Возможно, благодаря этой припозднившейся встряске, думал Раф, Гёте под старость удалось подвести черту и под делом всей своей суматошной жизни — завершить бессмертный шедевр о рефлектирующем докторе Фаусте и очень привлекательном Мефистофеле, которые после интеллектуального поединка, инициированного исполинскими усилиями автора, так и не пришли ни к какому определенному выводу.
Действительно, можно ли считать серьезным достижением иллюзорное прозрение доктора, касавшееся смысла жизни, которое заключалось, по его мнению, в полноте существования?
Да и что это такое — полнота существования? Этого, похоже, до конца не понял ни доктор Фауст, ни сам герр Гёте. Да и Раф не понял. То есть, не то, чтобы не понял, а так… усомнился, что ли.
Полнота существования, в чем она?.. В том, чтобы, не упустив ничего, полной мерой зачерпнуть всё то, что предлагает тебе жизнь? А что она может предложить? Что, кроме ранних разочарований, неудач, юношеских комплексов, болезней, безоглядной страсти, дурацких разговоров под водку и гитарный перебор?
Полнота существования… Всё испытать, всё испробовать…

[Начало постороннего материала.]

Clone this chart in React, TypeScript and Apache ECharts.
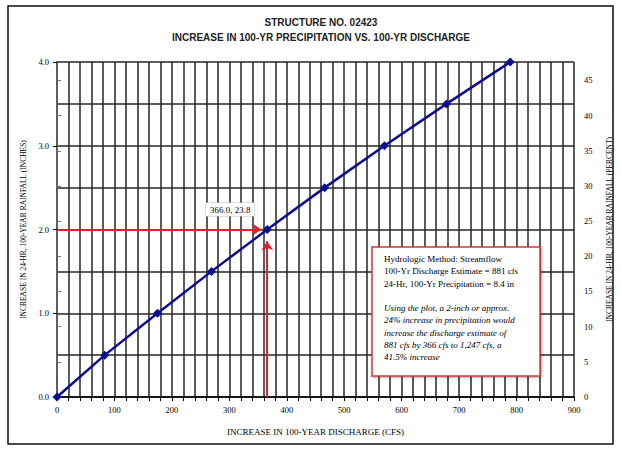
import React, { useEffect, useRef } from "react";
import * as echarts from "echarts";

const titleLines = ["STRUCTURE NO. 02423", "INCREASE IN 100-YR PRECIPITATION VS. 100-YR DISCHARGE"];
const xAxisName = "INCREASE IN 100-YEAR DISCHARGE (CFS)";
const leftAxisName = "INCREASE IN 24-HR, 100-YEAR RAINFALL (INCHES)";
const rightAxisName = "INCREASE IN 24-HR, 100-YEAR RAINFALL (PERCENT)";

// Increase in discharge (cfs) vs increase in precipitation (inches)
const dischargeIncrease = [0, 83, 175, 269, 366, 466, 570, 678, 789];
const precipIncrease = [0, 0.5, 1.0, 1.5, 2.0, 2.5, 3.0, 3.5, 4.0];
const basePrecipIn = 8.4;
const highlightPoint = [366, 2.0];

const noteLines = [
  "Hydrologic Method: Streamflow",
  "100-Yr Discharge Estimate = 881 cfs",
  "24-Hr, 100-Yr Precipitation = 8.4 in",
];
const noteItalic = [
  "Using the plot, a 2-inch or approx.",
  "24% increase in precipitation would",
  "increase the discharge estimate of",
  "881 cfs by 366 cfs to 1,247 cfs, a",
  "41.5% increase",
];

const SERIF = "'Liberation Serif', 'DejaVu Serif', serif";
const SANS = "'Liberation Sans', Arial, sans-serif";

export default function App() {
  const ref = useRef<HTMLDivElement>(null);
  useEffect(() => {
    if (!ref.current) return;
    const chart = echarts.init(ref.current, undefined, { renderer: "svg" });
    const grid = "#262626";
    const pctMax = (4 / basePrecipIn) * 100;
    const hx = highlightPoint[0];
    const hy = highlightPoint[1];
    const hPct = ((hy / basePrecipIn) * 100).toFixed(1);

    chart.setOption({
      animation: false,
      backgroundColor: "#ffffff",
      title: {
        text: titleLines.join("\n"),
        left: 316,
        top: 10,
        textAlign: "center",
        textStyle: { fontFamily: SANS, fontSize: 10, fontWeight: "bold", color: "#222", lineHeight: 15 },
      },
      grid: { left: 57, right: 46, top: 62, bottom: 56 },
      xAxis: {
        type: "value",
        min: 0,
        max: 900,
        interval: 100,
        name: xAxisName,
        nameLocation: "middle",
        nameGap: 30,
        nameTextStyle: { fontFamily: SERIF, fontSize: 9, color: "#000" },
        axisLine: { show: true, onZero: false, lineStyle: { color: "#000", width: 1.5 } },
        axisTick: { show: true, length: 4, lineStyle: { color: "#000" } },
        minorTick: { show: true, splitNumber: 5, length: 4, lineStyle: { color: "#000" } },
        axisLabel: { fontFamily: SERIF, fontSize: 8.5, color: "#000", margin: 8 },
        splitLine: { show: true, lineStyle: { color: grid, width: 1.5 } },
        minorSplitLine: { show: true, lineStyle: { color: grid, width: 1.5 } },
      },
      yAxis: [
        {
          type: "value",
          min: 0,
          max: 4,
          interval: 1,
          name: leftAxisName,
          nameLocation: "middle",
          nameRotate: 90,
          nameGap: 30,
          nameTextStyle: { fontFamily: SERIF, fontSize: 7.5, color: "#000" },
          axisLine: { show: true, onZero: false, lineStyle: { color: "#000", width: 1.5 } },
          axisTick: { show: true, length: 4, lineStyle: { color: "#000" } },
          minorTick: { show: false, splitNumber: 2 },
          axisLabel: {
            fontFamily: SERIF,
            fontSize: 8.5,
            color: "#000",
            margin: 8,
            formatter: (v: number) => v.toFixed(1),
          },
          splitLine: { show: true, lineStyle: { color: grid, width: 1.5 } },
          minorSplitLine: { show: true, lineStyle: { color: grid, width: 1.5 } },
        },
        {
          type: "value",
          min: 0,
          max: pctMax,
          interval: 5,
          position: "right",
          name: rightAxisName,
          nameLocation: "middle",
          nameRotate: 90,
          nameGap: 31,
          nameTextStyle: { fontFamily: SERIF, fontSize: 7.5, color: "#000" },
          axisLine: { show: true, lineStyle: { color: "#777", width: 1.5 } },
          axisTick: { show: true, length: 4, lineStyle: { color: "#777" } },
          axisLabel: {
            fontFamily: SERIF,
            fontSize: 8.5,
            color: "#000",
            margin: 10,
            showMaxLabel: false,
            formatter: (v: number) => (Math.abs(v % 5) < 1e-6 ? String(v) : ""),
          },
          splitLine: { show: false },
        },
      ],
      series: [
        {
          type: "line",
          yAxisIndex: 0,
          data: dischargeIncrease.map((x, i) => [x, precipIncrease[i]]),
          symbol: "diamond",
          symbolSize: 9,
          lineStyle: { color: "#0c0c8f", width: 2.5 },
          itemStyle: { color: "#0c0c8f" },
          z: 5,
          markLine: {
            silent: true,
            symbol: ["none", "arrow"],
            symbolSize: 9,
            label: { show: false },
            lineStyle: { color: "#e02228", width: 2, type: "solid" },
            data: [
              [{ coord: [0, hy] }, { coord: [hx - 10, hy] }],
              [{ coord: [hx, 0] }, { coord: [hx, hy - 0.14] }],
            ],
          },
          markPoint: {
            silent: true,
            symbol: "circle",
            symbolSize: 0,
            data: [{ coord: [hx, hy] }],
            label: {
              show: true,
              formatter: `${hx.toFixed(1)}, ${hPct}`,
              position: "inside",
              offset: [-37, -20],
              fontFamily: SERIF,
              fontSize: 9,
              color: "#000",
              backgroundColor: "#ffffff",
              borderColor: "#bbb",
              borderWidth: 0.5,
              padding: [2, 4],
            },
          },
        },
      ],
      graphic: [
        {
          type: "rect",
          shape: { x: 8, y: 6, width: 605, height: 438 },
          style: { fill: "none", stroke: "#111", lineWidth: 1.5 },
          silent: true,
          z: 100,
        },
        {
          type: "rect",
          shape: { x: 372, y: 247, width: 168, height: 129 },
          z: 100,
          style: {
            fill: "#ffffff",
            stroke: "#d23a3a",
            lineWidth: 1.5,
            shadowBlur: 2,
            shadowColor: "rgba(0,0,0,0.35)",
            shadowOffsetX: 1,
            shadowOffsetY: 1,
          },
        },
        {
          type: "text",
          x: 384,
          y: 253,
          z: 101,
          style: {
            text: noteLines.join("\n"),
            font: `9px ${SERIF}`,
            fill: "#000",
            lineHeight: 12.3,
          },
        },
        {
          type: "text",
          x: 384,
          y: 302,
          z: 101,
          style: {
            text: noteItalic.join("\n"),
            font: `italic 9px ${SERIF}`,
            fill: "#000",
            lineHeight: 12.3,
          },
        },
      ],
    });
    return () => chart.dispose();
  }, []);
  return (
    <div
      ref={ref}
      style={{ position: "fixed", left: 0, top: 0, width: 621, height: 453, background: "#fff" }}
    />
  );
}
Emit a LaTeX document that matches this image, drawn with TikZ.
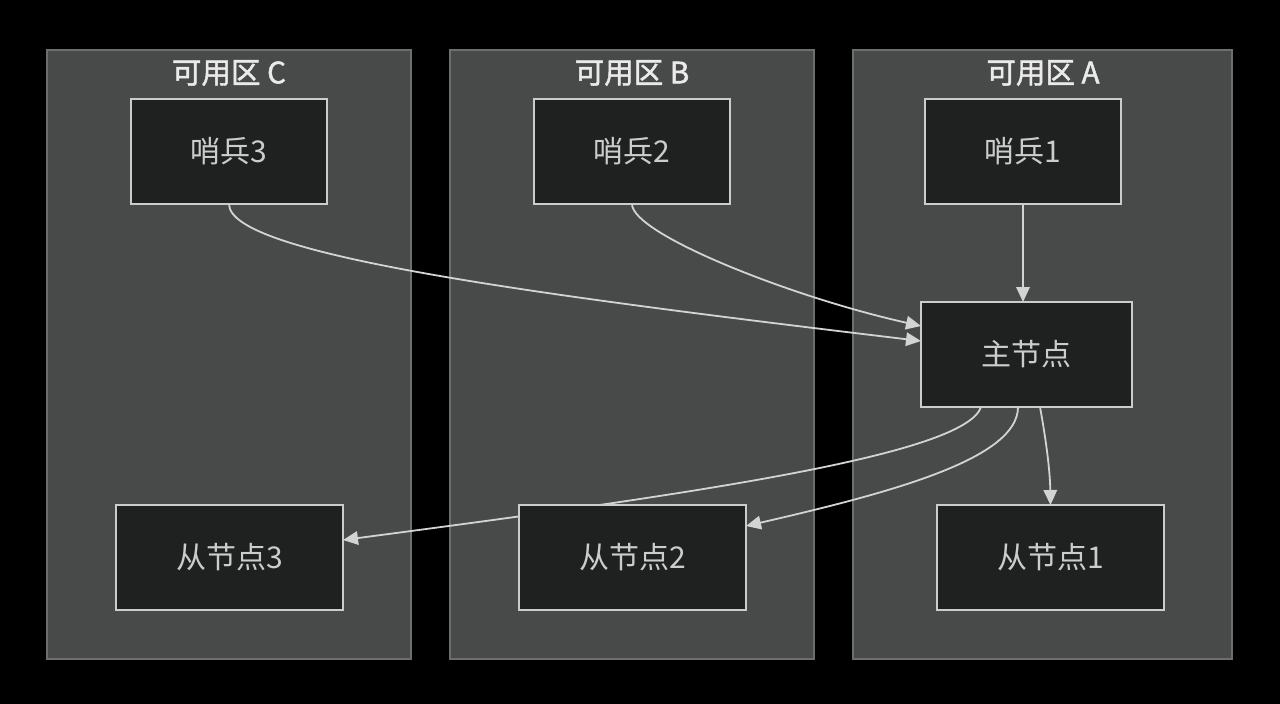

Что может предложить тебе жизнь? А то же, что и всем. Голод, тюрьму, суму, войну, измены, когда обманывают тебя и когда, что еще страшнее, обманываешь ты… Любовь, любовь плотскую, когда всё посылаешь к чёрту, даже Бога, когда не видишь ничего, кроме влажной бездны в глазах любимой, когда весь мир умещается на крохотном участке человеческого тела, орнаментированном завитками волос, вид которых сводит тебя с ума…
Когда из тебя уходит по капле жизнь, и тебе на это наплевать… Когда счастье просачивается сквозь сознание, застревая в глубинах сердца, которое сжимается от сладкого ужаса, порожденного разделенной — на краткий миг — любовью…
Раф мысленно проводит параллель между собой и Гёте, сохранявшим до седых волос умение время о времени свихиваться по самым незначительным поводам, например, из-за пышных юбок второсортных страсбургских шлюх и веймарских субреток. Вот что значит неуемность, жажда жизни и стремление к любому действию, каким бы бессмысленным или вздорным оно ни казалось на первый взгляд.
Кстати, о женщинах и творцах. Почему-то многие — из числа непосвященных — полагают, что поэтам кружат голову только роковые дамы полусвета, умные, образованные и коварные, которые, опалив жертву горящим взором, без труда превращают даже крепкого и самостоятельного мужчину в безвольную тряпку.
На самом деле, поэты очень часто без памяти влюбляются в бездушных глупых кокоток, которые из беспричинного каприза, так, от скуки, разыгрывают перед стоящим на коленях любовником ленивую страсть.